## [Stated goal]
Leave out the images; return the rest of the data exactly.

## [Data provided]
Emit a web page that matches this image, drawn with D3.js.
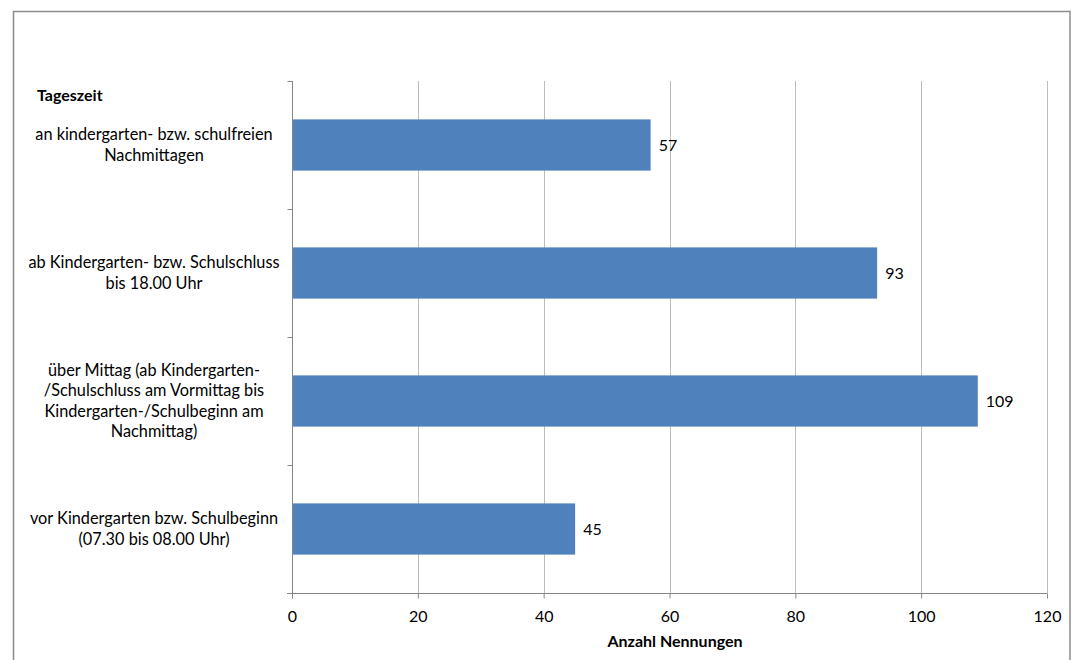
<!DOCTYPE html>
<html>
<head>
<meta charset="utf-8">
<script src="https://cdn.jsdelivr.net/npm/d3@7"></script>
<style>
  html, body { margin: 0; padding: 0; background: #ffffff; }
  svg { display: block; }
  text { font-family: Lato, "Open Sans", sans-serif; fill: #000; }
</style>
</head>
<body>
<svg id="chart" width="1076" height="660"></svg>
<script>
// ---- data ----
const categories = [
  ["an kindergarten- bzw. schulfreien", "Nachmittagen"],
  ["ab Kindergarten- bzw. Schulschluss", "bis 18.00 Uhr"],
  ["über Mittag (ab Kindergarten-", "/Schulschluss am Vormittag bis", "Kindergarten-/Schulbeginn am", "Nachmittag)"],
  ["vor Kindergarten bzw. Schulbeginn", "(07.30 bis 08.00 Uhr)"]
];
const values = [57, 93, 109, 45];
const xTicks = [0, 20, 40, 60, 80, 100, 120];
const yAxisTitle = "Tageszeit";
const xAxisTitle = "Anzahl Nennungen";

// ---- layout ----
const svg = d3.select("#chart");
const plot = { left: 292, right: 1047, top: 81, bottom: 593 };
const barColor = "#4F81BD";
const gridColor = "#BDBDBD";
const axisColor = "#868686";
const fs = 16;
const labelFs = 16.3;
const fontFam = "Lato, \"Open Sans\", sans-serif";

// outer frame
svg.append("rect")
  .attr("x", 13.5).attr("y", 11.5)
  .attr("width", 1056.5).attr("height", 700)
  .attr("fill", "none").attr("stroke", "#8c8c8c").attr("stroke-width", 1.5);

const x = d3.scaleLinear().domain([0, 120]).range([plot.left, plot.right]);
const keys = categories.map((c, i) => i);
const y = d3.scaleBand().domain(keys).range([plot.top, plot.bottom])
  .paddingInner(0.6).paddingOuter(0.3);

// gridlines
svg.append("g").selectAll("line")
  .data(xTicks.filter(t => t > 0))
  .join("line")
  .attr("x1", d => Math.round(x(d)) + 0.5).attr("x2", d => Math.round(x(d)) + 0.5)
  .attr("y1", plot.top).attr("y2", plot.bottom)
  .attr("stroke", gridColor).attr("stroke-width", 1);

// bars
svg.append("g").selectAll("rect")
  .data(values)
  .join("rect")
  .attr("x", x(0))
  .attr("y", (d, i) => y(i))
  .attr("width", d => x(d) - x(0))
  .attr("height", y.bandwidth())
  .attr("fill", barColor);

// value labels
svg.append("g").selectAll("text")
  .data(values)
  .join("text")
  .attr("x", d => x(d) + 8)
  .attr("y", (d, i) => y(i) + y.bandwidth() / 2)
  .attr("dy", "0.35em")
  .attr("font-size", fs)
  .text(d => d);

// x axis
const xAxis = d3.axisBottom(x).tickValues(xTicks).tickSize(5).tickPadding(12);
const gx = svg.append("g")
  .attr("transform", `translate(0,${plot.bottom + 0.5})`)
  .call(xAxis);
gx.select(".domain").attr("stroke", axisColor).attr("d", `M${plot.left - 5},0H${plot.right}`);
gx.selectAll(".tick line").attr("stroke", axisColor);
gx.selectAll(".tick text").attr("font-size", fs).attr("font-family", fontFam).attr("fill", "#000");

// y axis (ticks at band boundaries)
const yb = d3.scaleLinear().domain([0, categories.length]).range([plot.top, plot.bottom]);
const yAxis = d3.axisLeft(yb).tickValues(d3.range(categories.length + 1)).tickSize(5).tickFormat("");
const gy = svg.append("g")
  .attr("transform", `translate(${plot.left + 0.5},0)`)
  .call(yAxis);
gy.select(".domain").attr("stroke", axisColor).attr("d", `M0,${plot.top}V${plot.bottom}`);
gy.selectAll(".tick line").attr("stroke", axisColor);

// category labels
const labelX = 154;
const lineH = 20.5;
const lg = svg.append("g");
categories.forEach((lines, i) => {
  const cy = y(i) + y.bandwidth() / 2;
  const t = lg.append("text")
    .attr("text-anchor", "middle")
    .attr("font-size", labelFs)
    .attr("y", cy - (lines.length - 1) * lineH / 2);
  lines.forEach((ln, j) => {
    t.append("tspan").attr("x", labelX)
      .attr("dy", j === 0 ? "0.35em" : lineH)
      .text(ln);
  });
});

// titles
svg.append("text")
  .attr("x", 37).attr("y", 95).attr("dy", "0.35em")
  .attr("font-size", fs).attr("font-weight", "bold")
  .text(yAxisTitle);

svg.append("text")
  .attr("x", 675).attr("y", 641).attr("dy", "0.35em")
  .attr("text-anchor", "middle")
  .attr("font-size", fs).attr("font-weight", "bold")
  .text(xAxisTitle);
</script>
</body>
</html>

## [Exercise result]
Emit a web page that matches this image, drawn with D3.js.
<!DOCTYPE html>
<html>
<head>
<meta charset="utf-8">
<script src="https://cdn.jsdelivr.net/npm/d3@7"></script>
<style>
  html, body { margin: 0; padding: 0; background: #ffffff; }
  svg { display: block; }
  text { font-family: Lato, "Open Sans", sans-serif; fill: #000; }
</style>
</head>
<body>
<svg id="chart" width="1076" height="660"></svg>
<script>
// ---- data ----
const categories = [
  ["an kindergarten- bzw. schulfreien", "Nachmittagen"],
  ["ab Kindergarten- bzw. Schulschluss", "bis 18.00 Uhr"],
  ["über Mittag (ab Kindergarten-", "/Schulschluss am Vormittag bis", "Kindergarten-/Schulbeginn am", "Nachmittag)"],
  ["vor Kindergarten bzw. Schulbeginn", "(07.30 bis 08.00 Uhr)"]
];
const values = [57, 93, 109, 45];
const xTicks = [0, 20, 40, 60, 80, 100, 120];
const yAxisTitle = "Tageszeit";
const xAxisTitle = "Anzahl Nennungen";

// ---- layout ----
const svg = d3.select("#chart");
const plot = { left: 292, right: 1047, top: 81, bottom: 593 };
const barColor = "#4F81BD";
const gridColor = "#BDBDBD";
const axisColor = "#868686";
const fs = 16;
const labelFs = 16.3;
const fontFam = "Lato, \"Open Sans\", sans-serif";

// outer frame
svg.append("rect")
  .attr("x", 13.5).attr("y", 11.5)
  .attr("width", 1056.5).attr("height", 700)
  .attr("fill", "none").attr("stroke", "#8c8c8c").attr("stroke-width", 1.5);

const x = d3.scaleLinear().domain([0, 120]).range([plot.left, plot.right]);
const keys = categories.map((c, i) => i);
const y = d3.scaleBand().domain(keys).range([plot.top, plot.bottom])
  .paddingInner(0.6).paddingOuter(0.3);

// gridlines
svg.append("g").selectAll("line")
  .data(xTicks.filter(t => t > 0))
  .join("line")
  .attr("x1", d => Math.round(x(d)) + 0.5).attr("x2", d => Math.round(x(d)) + 0.5)
  .attr("y1", plot.top).attr("y2", plot.bottom)
  .attr("stroke", gridColor).attr("stroke-width", 1);

// bars
svg.append("g").selectAll("rect")
  .data(values)
  .join("rect")
  .attr("x", x(0))
  .attr("y", (d, i) => y(i))
  .attr("width", d => x(d) - x(0))
  .attr("height", y.bandwidth())
  .attr("fill", barColor);

// value labels
svg.append("g").selectAll("text")
  .data(values)
  .join("text")
  .attr("x", d => x(d) + 8)
  .attr("y", (d, i) => y(i) + y.bandwidth() / 2)
  .attr("dy", "0.35em")
  .attr("font-size", fs)
  .text(d => d);

// x axis
const xAxis = d3.axisBottom(x).tickValues(xTicks).tickSize(5).tickPadding(12);
const gx = svg.append("g")
  .attr("transform", `translate(0,${plot.bottom + 0.5})`)
  .call(xAxis);
gx.select(".domain").attr("stroke", axisColor).attr("d", `M${plot.left - 5},0H${plot.right}`);
gx.selectAll(".tick line").attr("stroke", axisColor);
gx.selectAll(".tick text").attr("font-size", fs).attr("font-family", fontFam).attr("fill", "#000");

// y axis (ticks at band boundaries)
const yb = d3.scaleLinear().domain([0, categories.length]).range([plot.top, plot.bottom]);
const yAxis = d3.axisLeft(yb).tickValues(d3.range(categories.length + 1)).tickSize(5).tickFormat("");
const gy = svg.append("g")
  .attr("transform", `translate(${plot.left + 0.5},0)`)
  .call(yAxis);
gy.select(".domain").attr("stroke", axisColor).attr("d", `M0,${plot.top}V${plot.bottom}`);
gy.selectAll(".tick line").attr("stroke", axisColor);

// category labels
const labelX = 154;
const lineH = 20.5;
const lg = svg.append("g");
categories.forEach((lines, i) => {
  const cy = y(i) + y.bandwidth() / 2;
  const t = lg.append("text")
    .attr("text-anchor", "middle")
    .attr("font-size", labelFs)
    .attr("y", cy - (lines.length - 1) * lineH / 2);
  lines.forEach((ln, j) => {
    t.append("tspan").attr("x", labelX)
      .attr("dy", j === 0 ? "0.35em" : lineH)
      .text(ln);
  });
});

// titles
svg.append("text")
  .attr("x", 37).attr("y", 95).attr("dy", "0.35em")
  .attr("font-size", fs).attr("font-weight", "bold")
  .text(yAxisTitle);

svg.append("text")
  .attr("x", 675).attr("y", 641).attr("dy", "0.35em")
  .attr("text-anchor", "middle")
  .attr("font-size", fs).attr("font-weight", "bold")
  .text(xAxisTitle);
</script>
</body>
</html>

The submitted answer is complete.